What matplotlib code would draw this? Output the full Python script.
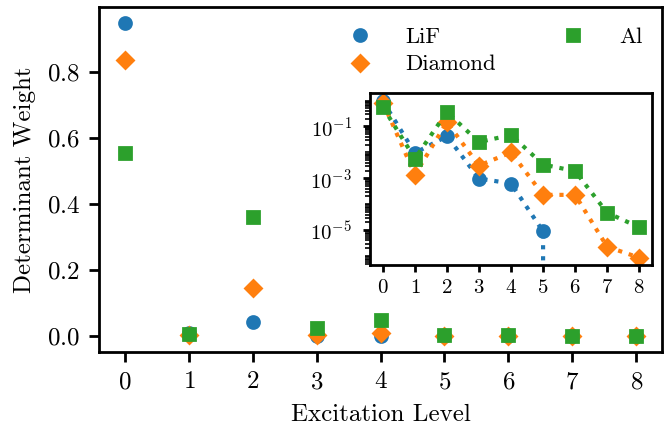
import numpy as np
import matplotlib
matplotlib.use('Agg')
import matplotlib.pyplot as plt
from matplotlib.ticker import LogLocator, NullFormatter

plt.rcParams['font.family'] = 'serif'
plt.rcParams['font.serif'] = ['cmr10']
plt.rcParams['mathtext.fontset'] = 'cm'
plt.rcParams['axes.formatter.use_mathtext'] = True
plt.rcParams['axes.unicode_minus'] = False
plt.rcParams['font.size'] = 9
plt.rcParams['axes.linewidth'] = 1.0
plt.rcParams['xtick.major.width'] = 1.0
plt.rcParams['ytick.major.width'] = 1.0

# excitation levels and determinant weights
levels = [0, 1, 2, 3, 4, 5, 6, 7, 8]
lif = [0.948, 0.0095, 0.042, 0.00098, 0.00063, 9e-6, 0.0, 0.0, 0.0]
diamond = [0.836, 0.0014, 0.145, 0.0031, 0.010, 0.00023, 0.00023, 2.3e-6, 8.7e-7]
al = [0.555, 0.0058, 0.36, 0.025, 0.047, 0.0034, 0.0019, 4.7e-5, 1.3e-5]

names = ['LiF', 'Diamond', 'Al']
markers = ['o', 'D', 's']
colors = ['#1f77b4', '#ff7f0e', '#2ca02c']
series = [lif, diamond, al]
ms = 4.3

fig = plt.figure(figsize=(3.34, 2.14), dpi=200)
ax = fig.add_axes([0.1487, 0.1787, 0.842, 0.8043])

for y, name, mk, col in zip(series, names, markers, colors):
    ax.plot(levels, y, linestyle='none', marker=mk, color=col, ms=ms, label=name)

ax.set_xticks(levels)
ax.set_yticks([0.0, 0.2, 0.4, 0.6, 0.8])
ax.set_xlabel('Excitation Level')
ax.set_ylabel('Determinant Weight')
ax.legend(loc='upper right', ncol=2, frameon=False, fontsize=8.2,
          handletextpad=1.0, columnspacing=2.4, labelspacing=0.35,
          borderaxespad=0.45)

# inset, log scale
axin = fig.add_axes([0.554, 0.3797, 0.422, 0.4023])
for y, name, mk, col in zip(series, names, markers, colors):
    axin.plot(levels, y, linestyle=':', marker=mk, color=col, ms=ms)
axin.set_yscale('log')
axin.set_xticks(levels)
axin.set_yticks([1e-1, 1e-3, 1e-5])
axin.yaxis.set_minor_locator(LogLocator(base=10, subs=np.arange(1, 10), numticks=100))
axin.yaxis.set_minor_formatter(NullFormatter())
axin.tick_params(axis='both', which='major', labelsize=7.5, length=2.5, width=1.0, pad=2.5)
axin.tick_params(axis='y', which='major', pad=4)
axin.tick_params(axis='y', which='minor', length=1.7, width=0.6)

fig.savefig('out.png', dpi=200)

● **What you need to do**: Give again, word for word, every line from the top of the data above to the line holding "from matplotlib.ticker import", inclusive, with the pictures left out.

● **Response**:
What matplotlib code would draw this? Output the full Python script.
import numpy as np
import matplotlib
matplotlib.use('Agg')
import matplotlib.pyplot as plt
from matplotlib.ticker import LogLocator, NullFormatter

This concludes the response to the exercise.